The alternative to talking about how we feel is to discuss what we know.  But we fans don’t know much.  I don’t know if this girl was the only fan hit by a foul ball in her section at Minute Maid Park, or the 20th.  I don’t know where foul balls have entered the stands at any ballpark, or how often they have landed joyfully in mitts or beer cups as opposed to hitting someone and causing injury.  This seems important, doesn’t it?  Given the proliferation of closed circuit TV cameras that can see every seat, and guest services staff who descend on anyone who may have gotten hit in the stands, I bet the ballclubs have this data, even if it is not compiled exactly this way.

Perhaps they don’t share their data because it would confirm the anecdotal evidence that attendance near the field is more dangerous than it used to be.  Perhaps there is a valid business reason they prefer not to share this information even though it would prove otherwise.  I don’t know.

Given this state of affairs, the next response to these optics can be based on either law, emotion, or business.

From a legal standpoint, Major League Baseball could do nothing and safely rely, at least for a while longer, on the ‘assumption of risk’ doctrine built into the Baseball Rule.  Although cases in different states have chipped away at the rule that baseball clubs are immune from lawsuits by fans struck by balls during the game, the concept remains good law.  So Option 1 is to say that as always, fans have the legal duty to watch out for their own safety at the ballpark.

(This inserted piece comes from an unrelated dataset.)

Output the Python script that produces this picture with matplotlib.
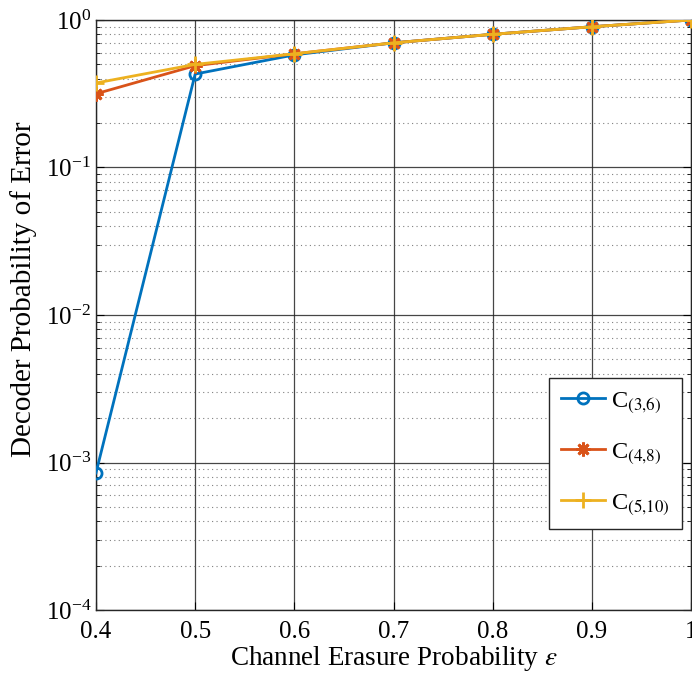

Option 2 is to say that children and old people should be able to see games without fear of injury, these incidents show that this is no longer true, so extend the netting regardless of what the law allows.  I continue to see these anecdotes as outliers relative to the millions of fans each year who visit baseball stadiums without incident.  So as a basis for a policy change, I don’t like this.

Option 3 is to throw out Options 1 and 2 and just look at the effect of the status quo.  Much like with active shootings in public places, we now regularly associate attendance at baseball games with injury and even death.  We do this despite the availability of solutions that work in much of the rest of the world.  This seems like bad business, if not also morally wrong.

Would I enjoy looking through a screen?  Initially, not so much, but I’d get used to it.  I would remain a fan who goes to games.  I bet some people would start attending games once they know they don’t have to risk getting hit.

So here it is, Adelman on Venues‘ official position on baseball netting:

Extend the netting already, foul pole to foul pole, so we can get back to talking about the game.  

I don’t want any more children to be sacrificed on an altar of my supposed unwillingness to watch through a screen.  The public’s right to be safe is a greater good than any individual’s right to watch a game exactly the way they prefer.

That’s the gist of what I said about guns, too, in the footage that didn’t make it on the air last night.  In case you were wondering about the connection between these issues.